The request: Gather the lines from the material that contain "with".

Supplied information:
★ ★ ★ ★
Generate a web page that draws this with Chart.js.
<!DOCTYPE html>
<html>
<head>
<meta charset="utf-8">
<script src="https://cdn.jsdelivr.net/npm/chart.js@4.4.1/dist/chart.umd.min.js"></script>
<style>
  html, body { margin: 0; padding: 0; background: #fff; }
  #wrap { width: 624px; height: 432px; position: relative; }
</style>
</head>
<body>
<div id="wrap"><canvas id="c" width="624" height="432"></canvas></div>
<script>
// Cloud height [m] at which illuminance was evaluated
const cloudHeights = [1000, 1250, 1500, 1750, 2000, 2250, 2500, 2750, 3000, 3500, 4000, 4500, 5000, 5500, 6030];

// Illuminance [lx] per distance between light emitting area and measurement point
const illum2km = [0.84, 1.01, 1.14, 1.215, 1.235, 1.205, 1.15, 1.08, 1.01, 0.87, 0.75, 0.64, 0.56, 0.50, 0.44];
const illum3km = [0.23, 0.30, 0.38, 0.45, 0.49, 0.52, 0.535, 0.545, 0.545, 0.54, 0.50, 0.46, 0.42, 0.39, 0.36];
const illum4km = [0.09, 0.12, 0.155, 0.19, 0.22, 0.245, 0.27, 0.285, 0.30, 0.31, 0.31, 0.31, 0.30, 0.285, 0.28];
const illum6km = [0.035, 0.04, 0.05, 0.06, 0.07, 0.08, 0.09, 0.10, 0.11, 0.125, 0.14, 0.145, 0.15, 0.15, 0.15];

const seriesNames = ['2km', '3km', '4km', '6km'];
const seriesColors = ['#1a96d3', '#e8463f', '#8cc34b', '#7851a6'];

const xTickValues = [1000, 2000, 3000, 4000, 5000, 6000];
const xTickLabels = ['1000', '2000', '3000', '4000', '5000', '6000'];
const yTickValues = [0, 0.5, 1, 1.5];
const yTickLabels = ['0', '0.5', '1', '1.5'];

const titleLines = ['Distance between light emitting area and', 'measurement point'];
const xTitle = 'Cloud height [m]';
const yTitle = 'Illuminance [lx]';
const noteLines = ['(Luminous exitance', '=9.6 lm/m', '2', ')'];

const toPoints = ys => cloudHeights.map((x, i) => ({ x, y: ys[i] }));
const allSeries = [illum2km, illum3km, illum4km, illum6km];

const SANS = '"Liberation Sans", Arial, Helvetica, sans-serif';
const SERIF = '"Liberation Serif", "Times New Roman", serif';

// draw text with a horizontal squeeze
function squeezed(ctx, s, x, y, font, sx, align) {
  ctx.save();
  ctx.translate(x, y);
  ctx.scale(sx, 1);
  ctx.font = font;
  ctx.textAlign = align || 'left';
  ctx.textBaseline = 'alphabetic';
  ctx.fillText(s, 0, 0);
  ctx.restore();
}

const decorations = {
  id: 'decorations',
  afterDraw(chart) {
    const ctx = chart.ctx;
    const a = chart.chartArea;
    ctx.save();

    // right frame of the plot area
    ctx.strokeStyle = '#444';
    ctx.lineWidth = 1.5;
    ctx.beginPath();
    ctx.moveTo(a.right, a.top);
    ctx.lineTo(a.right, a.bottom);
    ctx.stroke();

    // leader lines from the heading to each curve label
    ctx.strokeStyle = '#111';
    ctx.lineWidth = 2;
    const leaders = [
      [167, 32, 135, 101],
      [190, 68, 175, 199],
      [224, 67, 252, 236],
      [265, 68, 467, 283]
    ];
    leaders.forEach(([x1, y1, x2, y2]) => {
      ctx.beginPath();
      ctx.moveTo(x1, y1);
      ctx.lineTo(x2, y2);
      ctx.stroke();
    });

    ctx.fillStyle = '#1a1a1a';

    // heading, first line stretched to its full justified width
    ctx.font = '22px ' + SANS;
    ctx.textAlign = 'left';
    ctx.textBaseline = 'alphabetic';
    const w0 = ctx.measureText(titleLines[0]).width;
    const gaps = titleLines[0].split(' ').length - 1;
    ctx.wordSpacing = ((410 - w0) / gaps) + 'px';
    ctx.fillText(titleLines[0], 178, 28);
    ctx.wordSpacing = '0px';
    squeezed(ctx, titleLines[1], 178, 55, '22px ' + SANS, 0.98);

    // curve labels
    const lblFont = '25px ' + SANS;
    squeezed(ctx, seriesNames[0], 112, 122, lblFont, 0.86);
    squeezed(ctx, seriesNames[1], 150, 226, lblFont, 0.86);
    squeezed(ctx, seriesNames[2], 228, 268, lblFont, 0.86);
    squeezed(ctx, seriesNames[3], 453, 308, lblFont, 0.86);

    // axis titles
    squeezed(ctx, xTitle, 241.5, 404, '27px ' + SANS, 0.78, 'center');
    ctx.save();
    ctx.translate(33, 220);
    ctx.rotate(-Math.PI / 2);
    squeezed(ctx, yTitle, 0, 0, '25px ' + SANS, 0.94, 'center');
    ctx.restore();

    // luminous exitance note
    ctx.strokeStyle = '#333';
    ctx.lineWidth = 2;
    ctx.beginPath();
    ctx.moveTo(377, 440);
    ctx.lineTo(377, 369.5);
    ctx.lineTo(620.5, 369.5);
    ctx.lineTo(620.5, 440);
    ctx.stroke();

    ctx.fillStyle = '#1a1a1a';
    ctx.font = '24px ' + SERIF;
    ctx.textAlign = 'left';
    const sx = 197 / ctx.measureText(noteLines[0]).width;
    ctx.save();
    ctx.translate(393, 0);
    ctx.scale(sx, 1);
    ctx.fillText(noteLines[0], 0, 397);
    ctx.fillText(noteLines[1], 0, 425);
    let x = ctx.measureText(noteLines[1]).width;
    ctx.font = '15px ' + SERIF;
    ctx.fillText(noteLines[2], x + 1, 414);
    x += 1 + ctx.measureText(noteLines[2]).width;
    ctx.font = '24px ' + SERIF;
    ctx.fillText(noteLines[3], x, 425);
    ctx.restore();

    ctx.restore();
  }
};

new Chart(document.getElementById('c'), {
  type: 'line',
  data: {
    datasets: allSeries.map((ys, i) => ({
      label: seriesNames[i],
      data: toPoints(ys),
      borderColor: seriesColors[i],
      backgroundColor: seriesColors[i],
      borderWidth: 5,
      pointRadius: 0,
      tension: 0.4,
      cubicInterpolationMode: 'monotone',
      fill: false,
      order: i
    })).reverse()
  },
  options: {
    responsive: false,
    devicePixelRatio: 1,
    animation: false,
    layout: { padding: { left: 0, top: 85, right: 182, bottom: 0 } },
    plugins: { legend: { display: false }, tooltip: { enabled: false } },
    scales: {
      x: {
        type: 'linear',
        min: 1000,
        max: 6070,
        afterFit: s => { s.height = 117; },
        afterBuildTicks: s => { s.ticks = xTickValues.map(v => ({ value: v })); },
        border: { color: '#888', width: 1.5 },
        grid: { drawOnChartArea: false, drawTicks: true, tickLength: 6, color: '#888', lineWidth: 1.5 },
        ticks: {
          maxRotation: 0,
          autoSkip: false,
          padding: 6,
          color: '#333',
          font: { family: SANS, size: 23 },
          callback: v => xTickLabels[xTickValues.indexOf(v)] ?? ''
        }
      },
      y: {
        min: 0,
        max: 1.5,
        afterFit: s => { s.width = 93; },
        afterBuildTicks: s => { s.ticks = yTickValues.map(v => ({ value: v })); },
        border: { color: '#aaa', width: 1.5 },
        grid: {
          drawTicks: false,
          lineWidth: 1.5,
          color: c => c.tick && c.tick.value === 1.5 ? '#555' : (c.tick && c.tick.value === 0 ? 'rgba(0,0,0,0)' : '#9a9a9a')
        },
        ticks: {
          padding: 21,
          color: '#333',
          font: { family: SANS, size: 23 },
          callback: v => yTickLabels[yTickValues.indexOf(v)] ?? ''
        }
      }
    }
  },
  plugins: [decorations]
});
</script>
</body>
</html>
★ ★ ★ ★
Written solution:
Generate a web page that draws this with Chart.js.
// draw text with a horizontal squeeze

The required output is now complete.